Wednesday, September 3, 2014

Diary Entry from my new book ... watch this space!

Not my words ... but my motto!
Diary entry: Lister Hospital, Stevenhage, UK

Last night, Saru and Oliver were the nurses on duty.  I heard a commotion outside. Someone was shouting, and it sounded like someone was being knocked about.  My ward is a side room, and since I am a barrier nursed patient, there is only a little window in the door that looks straight out onto the nurses’ station.  When I had a look to see what all the commotion was about, I could just about see Oliver down on the ground, almost sitting on top of what I presumed was a squirming patient.  Both were huffing and puffing and panting, but I just assumed that the patient had had a fit and that everything was under control. 

The next time I had a look out my peephole window; there was an army of security men standing around.  I wondered whether this was perhaps an intruder.  Later in the evening I asked Saru what had happened and what had been wrong with the person Oliver was sitting on.  She started laughing so hard that she could barely get the story out.  The patient is an Alzheimer’s patient on the ward and he had decided that Oliver had beaten one of his children.  The patient came rushing from his bed in the main ward and took a running swipe at Oliver with his fist.  Sara had seen him coming at a run, with a mad look in his eyes.  Lacking courage in the face of a potentially dangerous attack, she jumped behind Oliver, leaving the poor man unprotected for a punch face, while the patient continued shouting, “Why did you beat my kid.  Why you beat my kid?” 

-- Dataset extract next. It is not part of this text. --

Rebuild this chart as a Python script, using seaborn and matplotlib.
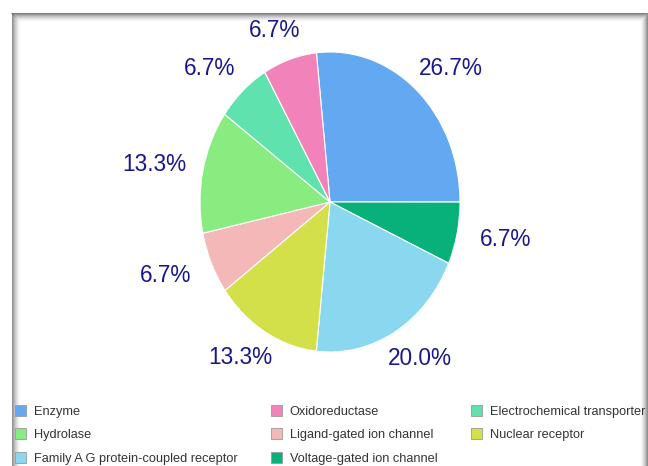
import matplotlib
matplotlib.use("Agg")
import matplotlib.pyplot as plt
from matplotlib.patches import Patch
import seaborn as sns

# ---- data ----
categories = ["Enzyme", "Voltage-gated ion channel",
              "Family A G protein-coupled receptor", "Nuclear receptor",
              "Ligand-gated ion channel", "Hydrolase",
              "Electrochemical transporter", "Oxidoreductase"]
percentages = [26.7, 6.7, 20.0, 13.3, 6.7, 13.3, 6.7, 6.7]
colors = ["#62A9F2", "#08B07A", "#8AD8F0", "#D3E04A",
          "#F5B8B8", "#88EC80", "#60E2AE", "#F282BA"]
legend_order = ["Enzyme", "Hydrolase", "Family A G protein-coupled receptor",
                "Oxidoreductase", "Ligand-gated ion channel",
                "Voltage-gated ion channel", "Electrochemical transporter",
                "Nuclear receptor"]

sns.set_theme(style="white")
plt.rcParams['font.family'] = ['Liberation Sans', 'DejaVu Sans']

W, H = 648, 466
fig = plt.figure(figsize=(W / 100, H / 100), dpi=100)
fig.patch.set_facecolor("white")

# background frame with soft shadow
bg = fig.add_axes([0, 0, 1, 1], zorder=0)
bg.set_xlim(0, W)
bg.set_ylim(H, 0)
bg.axis("off")
x0, y0 = 11, 12
for i in range(9):
    a = 0.5 * (1 - i / 9) ** 1.8
    bg.plot([x0 + i, W - i], [y0 + 0.5 + i] * 2, color="black", alpha=a, lw=0.72,
            solid_capstyle="butt")
    bg.plot([x0 + 0.5 + i] * 2, [y0 + i + 1, H], color="black", alpha=a * 0.85,
            lw=0.72, solid_capstyle="butt")
    bg.plot([W - 0.5 - i] * 2, [y0 + i + 1, H], color="black", alpha=a * 1.1,
            lw=0.72, solid_capstyle="butt")

# pie
ax = fig.add_axes([0, 0, 1, 1], zorder=1)
ax.patch.set_alpha(0)
wedges, texts, autotexts = ax.pie(
    percentages, colors=sns.color_palette(colors), startangle=96,
    counterclock=False, autopct="%.1f%%", pctdistance=1.0,
    wedgeprops=dict(edgecolor="white", linewidth=0.8),
    textprops=dict(color="#18188C", fontsize=16.3))
ax.set_aspect("auto")
cx, cy, rx, ry = 330, 202, 130, 150
ax.set_xlim(-cx / rx, (W - cx) / rx)
ax.set_ylim(-(H - cy) / ry, cy / ry)
ax.axis("off")
# push percentage labels out onto a near-circular ring around the oval pie
for t in autotexts:
    x, y = t.get_position()
    t.set_position((x * 180 / rx, y * 180 / ry))

# legend
color_of = dict(zip(categories, colors))
handles = [Patch(facecolor=color_of[c], edgecolor="#9a9a9a", linewidth=0.6)
           for c in legend_order]
fig.legend(handles, legend_order, ncol=3, loc="upper left",
           bbox_to_anchor=(15 / W, 1 - 405 / H), frameon=False,
           fontsize=9.2, handlelength=0.85, handleheight=0.95,
           handletextpad=0.6, columnspacing=2.65, labelspacing=0.82,
           borderpad=0, borderaxespad=0, labelcolor="#333333")

fig.savefig("out.png", dpi=100)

Oliver grappled him to the ground while Saru ran for urgent help. The help did not come fast enough.   Five minutes of Oliver trying to hold down a man twice his size was taking its toll on him.  Only after the second call to security did the entire group of security officers come running in time for the third world war.   Poor Oliver was shocked and shaken, while Saru could not stop laughing, probably from nerves.  I only then found out that I was on the neurological ward, this being the only ward that had a free isolation room at the time of my admission.    Guess I am where I am supposed to be…with the strange and insane.